If I tripped over a glass bottle and released a genii who would grant me a single wish, I might wish that climate change were not a Political issue in this country.

June 16, 2010

If I tripped over a glass bottle and released a genii who would grant me a single wish, I might wish that climate change were not a Political issue in this country.

Of course, it is and always will be. The forces of "conservatism" (which seem far more interested in conserving specific human behavioral patterns than in conserving the world that makes those behaviors possible) are at war with the forces of "liberalism" (which, even after it had been transformed into a slur wasn't slur-ful enough, and so has been supplanted by "fascism", "socialism", and "eco-terrorism") which want us all to do something different. Given that what we'd been doing got us directly to where we are, the political (in the sense of any decision we need to make as a group) quickly became Political (in the sense of castigation, polarization, and intransigence). If you want behaviors to stay the same, intransigence is a pretty good tactic.

Once something political becomes Political, it generally only gets resolved when the issue is reframed, most often as the result of externally-imposed necessity. But force majeure, by itself, isn't enough to cause an automatic reframing. Leadership is still required to allow the populace to see clearly and consistently that the situation has changed and that a specific new policy is appropriate -- even beneficial.

Obama's first address from the Oval Office, last night, was just such a leadership opportunity. He blew it.

Not that most of what he said was wrong, or any of it inappropriate. Stop the flow, make sure the claims get paid, recover the coastline (appropriate, if impossible), establish a commission of inquiry to add new safety measures if they're needed (as if that's really in question), continue the moratorium, reorganize the bureaucracy. All reasonable stuff. And couched in appropriate rhetoric -- "battle plan", "what has defined us as a nation since our founding", and a closing stanza which appealed to both patriotism and faith.

A month ago, it might have been a good speech. A month ago, the prospect of BP being able to capture as much as 90% of the gushing crude might have sounded pretty good. But not now. With constantly increasing estimates of the volume being released, the 10% BP has no living shot at capturing significantly exceeds the initial (intentionally lowball) estimates of the size of the entire problem.

Since before the explosion on the Deepwater Horizon, the situation has been completely out of control.

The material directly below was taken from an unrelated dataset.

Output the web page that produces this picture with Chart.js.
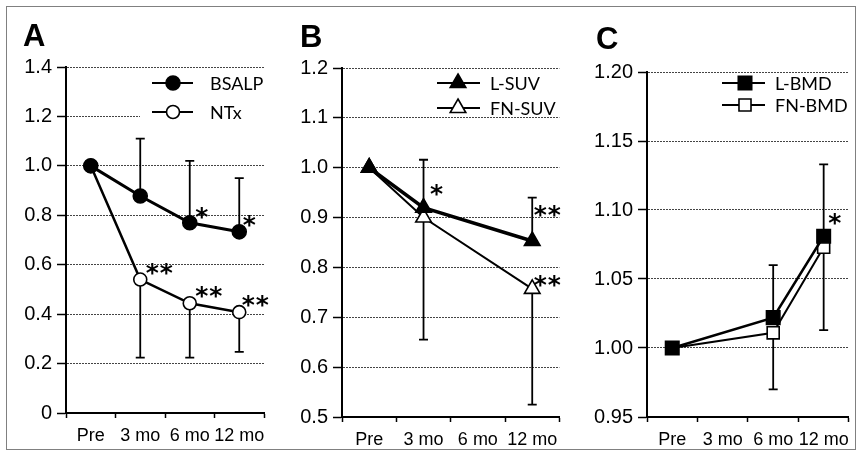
<!DOCTYPE html>
<html>
<head>
<meta charset="utf-8">
<script src="https://cdn.jsdelivr.net/npm/chart.js@4.4.1/dist/chart.umd.min.js"></script>
<style>
  body { margin: 0; background: #fff; }
  #wrap { position: relative; width: 860px; height: 457px; overflow: hidden; background: #fff; }
  #frame { position: absolute; left: 6px; top: 6px; width: 848px; height: 442px; border: 1px solid #808080; }
  canvas { position: absolute; top: 0; }
  .tag { position: absolute; font: bold 31px "Liberation Sans", Arial, sans-serif; line-height: 1; color: #000; }
</style>
</head>
<body>
<div id="wrap">
  <div id="frame"></div>
  <canvas id="chartA" width="285" height="457" style="left:0px"></canvas>
  <canvas id="chartB" width="285" height="457" style="left:285px"></canvas>
  <canvas id="chartC" width="290" height="457" style="left:570px"></canvas>
  <div class="tag" style="left:23px;top:20px">A</div>
  <div class="tag" style="left:300px;top:21px">B</div>
  <div class="tag" style="left:596px;top:23px">C</div>
</div>
<script>
const categories = ['Pre', '3 mo', '6 mo', '12 mo'];

// A: bone turnover markers
const bsalp = [1.0, 0.878, 0.77, 0.733];
const ntx = [1.0, 0.54, 0.444, 0.408];
const bsalpUpper = [null, 1.11, 1.02, 0.95];
const ntxLower = [null, 0.224, 0.224, 0.247];
const bsalpSig = ['', '', '*', '*'];
const ntxSig = ['', '**', '**', '**'];
const ticksA = [0, 0.2, 0.4, 0.6, 0.8, 1.0, 1.2, 1.4];

// B: SUV (no 6 mo measurement)
const lSuv = [1.0, 0.92, null, 0.853];
const fnSuv = [1.0, 0.90, null, 0.757];
const lSuvUpper = [null, 1.016, null, 0.94];
const fnSuvLower = [null, 0.655, null, 0.525];
const lSuvSig = ['', '*', '', '**'];
const fnSuvSig = ['', '', '', '**'];
const ticksB = [0.5, 0.6, 0.7, 0.8, 0.9, 1.0, 1.1, 1.2];

// C: BMD (no 3 mo measurement)
const lBmd = [1.0, null, 1.022, 1.081];
const fnBmd = [1.0, null, 1.011, 1.073];
const lBmdUpper = [null, null, 1.06, 1.133];
const fnBmdLower = [null, null, 0.97, 1.013];
const lBmdSig = ['', '', '', '*'];
const fnBmdSig = ['', '', '', ''];
const ticksC = [0.95, 1.00, 1.05, 1.10, 1.15, 1.20];

const tickFont = '"Liberation Sans", Arial, sans-serif';

function drawMarker(ctx, style, filled, x, y, r, bw) {
    ctx.save();
    ctx.fillStyle = filled ? '#000' : '#fff';
    ctx.strokeStyle = '#000';
    ctx.lineWidth = bw;
    ctx.beginPath();
    if (style === 'circle') {
        ctx.arc(x, y, r, 0, Math.PI * 2);
    } else if (style === 'triangle') {
        const a = Math.PI / 6;
        ctx.moveTo(x, y - r);
        ctx.lineTo(x + Math.cos(a) * r, y + Math.sin(a) * r);
        ctx.lineTo(x - Math.cos(a) * r, y + Math.sin(a) * r);
        ctx.closePath();
    } else {
        const s = r * Math.SQRT1_2;
        ctx.rect(x - s, y - s, 2 * s, 2 * s);
    }
    ctx.fill();
    ctx.stroke();
    ctx.restore();
}

// error bars, significance marks and the inside legend
const extras = {
    id: 'extras',
    beforeDatasetsDraw(chart, args, opts) {
        const ctx = chart.ctx, xs = chart.scales.x, ys = chart.scales.y;
        ctx.save();
        ctx.strokeStyle = '#000';
        ctx.lineWidth = 1.8;
        opts.errorBars.forEach(eb => {
            eb.ends.forEach((v, i) => {
                if (v == null) return;
                const px = xs.getPixelForValue(i);
                const p0 = ys.getPixelForValue(eb.from[i]);
                const p1 = ys.getPixelForValue(v);
                ctx.beginPath();
                ctx.moveTo(px, p0);
                ctx.lineTo(px, p1);
                ctx.moveTo(px - 4.5, p1);
                ctx.lineTo(px + 4.5, p1);
                ctx.stroke();
            });
        });
        ctx.restore();
    },
    afterDatasetsDraw(chart, args, opts) {
        const ctx = chart.ctx, xs = chart.scales.x, ys = chart.scales.y;
        ctx.save();
        // stars, drawn one by one so the pairs get a small gap
        ctx.fillStyle = '#000';
        ctx.font = 'bold 25px "DejaVu Sans", sans-serif';
        ctx.textAlign = 'center';
        ctx.textBaseline = 'alphabetic';
        opts.stars.forEach(st => {
            const ds = chart.data.datasets[st.ds];
            st.marks.forEach((m, i) => {
                if (!m) return;
                const off = st.offsets[i];
                const px = xs.getPixelForValue(i) + off[0];
                const py = ys.getPixelForValue(ds.data[i]) + off[1];
                const step = 14;
                for (let k = 0; k < m.length; k++) {
                    ctx.fillText('*', px + (k - (m.length - 1) / 2) * step, py + 14);
                }
            });
        });
        // legend
        const lg = opts.legend;
        if (lg.clear) {
            ctx.fillStyle = '#fff';
            ctx.fillRect(lg.clear[0], lg.clear[1], lg.clear[2], lg.clear[3]);
        }
        chart.data.datasets.forEach((ds, k) => {
            const y = lg.ys[k];
            ctx.strokeStyle = '#000';
            ctx.lineWidth = 2;
            ctx.beginPath();
            ctx.moveTo(lg.x1, y);
            ctx.lineTo(lg.x2, y);
            ctx.stroke();
            drawMarker(ctx, ds.pointStyle, ds.pointBackgroundColor === '#000', lg.xm, y, ds.pointRadius, ds.pointBorderWidth);
            ctx.fillStyle = '#000';
            ctx.font = '18px Lato, "Open Sans", sans-serif';
            ctx.textAlign = 'left';
            ctx.textBaseline = 'middle';
            ctx.fillText(ds.label, lg.xt, y + 1);
        });
        ctx.restore();
    }
};

function series(label, data, style, filled, radius, width) {
    return {
        label: label,
        data: data,
        borderColor: '#000',
        borderWidth: width,
        pointStyle: style,
        pointRadius: radius,
        pointHoverRadius: radius,
        pointBackgroundColor: filled ? '#000' : '#fff',
        pointBorderColor: '#000',
        pointBorderWidth: 1.6,
        tension: 0,
        spanGaps: true
    };
}

function makePanel(id, datasets, yTicks, decimals, yWidth, padding, extraOpts) {
    new Chart(document.getElementById(id).getContext('2d'), {
        type: 'line',
        data: { labels: categories, datasets: datasets },
        options: {
            responsive: false,
            animation: false,
            layout: { padding: padding },
            plugins: {
                legend: { display: false },
                tooltip: { enabled: false },
                extras: extraOpts
            },
            scales: {
                x: {
                    offset: true,
                    grid: { display: true, drawOnChartArea: false, offset: true, tickLength: 5, tickColor: '#000', tickWidth: 1.5 },
                    border: { display: true, color: '#000', width: 2 },
                    ticks: { color: '#000', font: { family: tickFont, size: 18 }, padding: 7, maxRotation: 0, autoSkip: false },
                    afterFit: s => { s.height = 30; }
                },
                y: {
                    min: yTicks[0],
                    max: yTicks[yTicks.length - 1],
                    afterBuildTicks: s => { s.ticks = yTicks.map(v => ({ value: v })); },
                    grid: { color: '#444', lineWidth: 1, tickLength: 9, tickColor: '#000', tickWidth: 1.5, tickBorderDash: [] },
                    border: { display: true, color: '#000', width: 2, dash: [2, 1] },
                    ticks: {
                        color: '#000',
                        font: { family: tickFont, size: 20 },
                        padding: 5,
                        callback: v => (v === 0 ? '0' : Number(v).toFixed(decimals))
                    },
                    afterFit: s => { s.width = yWidth; }
                }
            }
        },
        plugins: [extras]
    });
}

makePanel('chartA', [
    series('BSALP', bsalp, 'circle', true, 7, 3),
    series('NTx', ntx, 'circle', false, 6.5, 2.5)
], ticksA, 1, 56, { left: 10, right: 21, top: 67, bottom: 14 }, {
    errorBars: [{ from: bsalp, ends: bsalpUpper }, { from: ntx, ends: ntxLower }],
    stars: [
        { ds: 0, marks: bsalpSig, offsets: [null, null, [12, -12], [10, -13]] },
        { ds: 1, marks: ntxSig, offsets: [null, [19, -13], [19, -13], [16, -13]] }
    ],
    legend: { x1: 152, x2: 193, xm: 173, xt: 210, ys: [83, 112], clear: [140, 72, 124, 52] }
});

makePanel('chartB', [
    series('L-SUV', lSuv, 'triangle', true, 9, 3.5),
    series('FN-SUV', fnSuv, 'triangle', false, 9, 2)
], ticksB, 1, 50, { left: 7, right: 10, top: 68, bottom: 10 }, {
    errorBars: [{ from: lSuv, ends: lSuvUpper }, { from: fnSuv, ends: fnSuvLower }],
    stars: [
        { ds: 0, marks: lSuvSig, offsets: [null, [13, -20], null, [15, -32]] },
        { ds: 1, marks: fnSuvSig, offsets: [null, null, null, [15, -10]] }
    ],
    legend: { x1: 152, x2: 195, xm: 173, xt: 205, ys: [83, 108] }
});

makePanel('chartC', [
    series('L-BMD', lBmd, 'rect', true, 9.5, 2.5),
    series('FN-BMD', fnBmd, 'rect', false, 8.5, 2)
], ticksC, 2, 56, { left: 21, right: 10, top: 72, bottom: 10 }, {
    errorBars: [{ from: lBmd, ends: lBmdUpper }, { from: fnBmd, ends: fnBmdLower }],
    stars: [
        { ds: 0, marks: lBmdSig, offsets: [null, null, null, [11, -19]] },
        { ds: 1, marks: fnBmdSig, offsets: [null, null, null, null] }
    ],
    legend: { x1: 152, x2: 195, xm: 175, xt: 205, ys: [83, 105] }
});
</script>
</body>
</html>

Assurances, denials and remonstrations aside, it remains so. And it's going to continue to be out of control at least until the relief wells get drilled -- late August, by the estimates I've heard.

What we have on our hands is a national, verging on global, disaster. Disasters can't always be reversed, but they can generally be mitigated or learned from. Obama mentioned the fact that our continuing demand for increasingly-difficult-to-obtain fossil fuels is what led us into this mess, and that curbing our appetite for that particular form of energy will be needed to prevent recurrence. All well and good.

But he delivered the message in his guise as a mild-mannered reporter for a great metropolitan newspaper. Or a wealthy socialite. Or an art student classified 4-F when he attempted to enlist. None of which are likely to be able to rally a fractured and fractious populace.

Last night was Obama's chance to Hulk out. But I would have liked him a lot more if he'd started to get really angry.